Sunday, August 10, 2008

We Are Not Your Babysitters

Attention parents: We at the library love your children, and we want them to come as often as possible. We offer storytime programs, activities, computer games, special craft days, and some branches even have toys available for kids to play with. We think that the younger your kids are when they start reading, the smarter they'll be when they grow up and enter the workforce, and we fully encourage their active participation in every kid-oriented program we have to offer. The more often you bring your kids, the better it is for all involved.

We are not, however, your babysitters, and you really do need to take care of your children. As safe as we would like the library to be, the simple fact of the matter is that undesirables do come into the library on a regular basis, and the way some of you neglect your children makes it easy pickings for any deranged pervert who decides to try their hand at child abduction. In fact, in the years I have worked at the library, I have seen the following:

A man who would expose himself to young girls in the juvenile section. He was a regular, and by every indication he seemed like a normal, fairly attractive man. None of us would have guessed how disgusting this man would be, and on that fateful day when he was caught exposing himself, he left the library handcuffed with his member hanging out.

A trashy person who used the camera on his laptop to film little kids while he sat at a short distance away, seeming to mind his own business.

Mentally challenged men following little girls around and striking up conversations with them, making inappropriate motions and touching them. The sad fact is that the caregivers for these people are usually no better than the parents of some of these neglected children, and when the two meet dangerous things might happen. We have had more than a few issues with the mentally challenged harassing and/or grabbing patrons.

Middle aged men insisting on using children’s or teen computers, and creating problems when asked to move to adult areas. If they aren’t with their own child, why else would they insist on using a computer while being surrounded by them?

The worst of the bunch was a man who would come into the library with a briefcase filled with coloring books. He would collect pictures of kids and keep them in his wallet, and was able to keep up a charade of being a "family friend" by somehow obtaining photos of young girls and showing them to the staff to prove that he knew the kids. The girls were usually scared and would go along with it, until finally the cops came and arrested this scumbag.

I bring all this up not to scare you away from the library, but as a warning. If you're a good parent, it might be hard to believe this, but a shocking number of parents will leave their children completely unattended in the kid's room and go off to use the internet elsewhere. Under these circumstances, it is very easy for some creep to just come up and kidnap a child without the parent even knowing about it until their computer session finally ends. There are at least two children that I see frequently, around four years old, who are regularly left completely alone while their parent is on the computer in a room that is as far from their child as the kitchen in a restaurant is to the bathroom. They aren’t even left with an older sibling who is watching after them. The parent just assumes that, since the librarian is nearby, nothing will happen to their child. This is idiotic, and not good parenting. I'm sick of seeing these neglected kids, and I wish that someone at some point in these people‘s lives would have sat them down and taught them the basics of parenting.

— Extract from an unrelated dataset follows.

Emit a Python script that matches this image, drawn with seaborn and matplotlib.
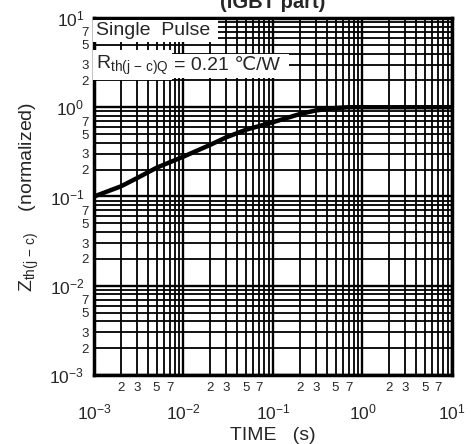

An old boss of mine referred to the library as "pedophile paradise," and they weren't far from the truth. People just leave their kids in the library and assume that, among our other duties, library workers will look after their children and make sure that nothing happens to them. We are not paid to be babysitters, and we don't just sit at a desk all day with nothing else to do but watch someone's child. This is a dangerous way to think, and parents need to be a little less neglectful of their children in the library.

So please, if you bring your kids to the library, make sure they're with you at all times. Don't just keep it on good faith that they'll stay put and not walk away with a stranger. The library is a safe place, but there are creeps everywhere, and you're not helping matters by basically giving one of these scumbags a golden opportunity to walk off with your child.